Multimodal Integration of Time
Visual and Auditory Contributions to Perceived Duration and Sensitivity
Abstract
Recent studies suggest that the accuracy of duration discrimination for visually presented intervals is strongly impaired by concurrently presented auditory intervals of different duration, but not vice versa. Because these studies rely mostly on accuracy measures, it remains unclear whether this impairment results from changes in perceived duration or rather from a decrease in perceptual sensitivity. We therefore assessed complete psychometric functions in a duration discrimination task to disentangle effects on perceived duration and sensitivity. Specifically, participants compared two empty intervals marked by either visual or auditory pulses.
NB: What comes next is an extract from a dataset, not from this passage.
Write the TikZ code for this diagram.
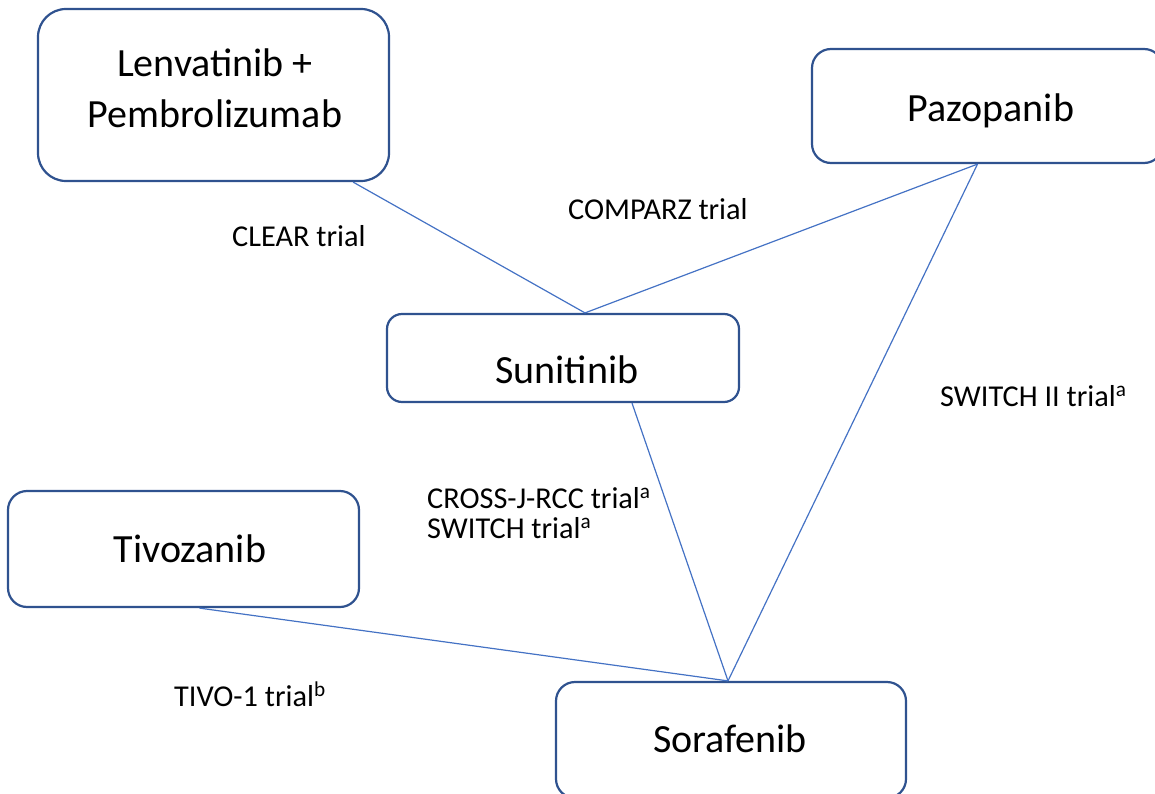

These pulses were either presented unimodally, or accompanied by task-irrelevant pulses in the respective other modality, which defined conflicting intervals of identical, shorter, or longer duration. Participants were instructed to base their temporal judgments solely on the task-relevant modality. Despite this instruction, perceived duration was clearly biased toward the duration of the intervals marked in the task-irrelevant modality. This was not only found for the discrimination of visual intervals, but also, to a lesser extent, for the discrimination of auditory intervals. Discrimination sensitivity, however, was similar between all multimodal conditions, and only improved compared to the presentation of unimodal visual intervals. In a second experiment, evidence for multisensory integration was even found when the task-irrelevant modality did not contain any duration information, thus excluding noncompliant attention allocation as a basis of our results. Our results thus suggest that audiovisual integration of temporally discrepant signals does not impair discrimination sensitivity but rather alters perceived duration, presumably by means of a temporal ventriloquism effect.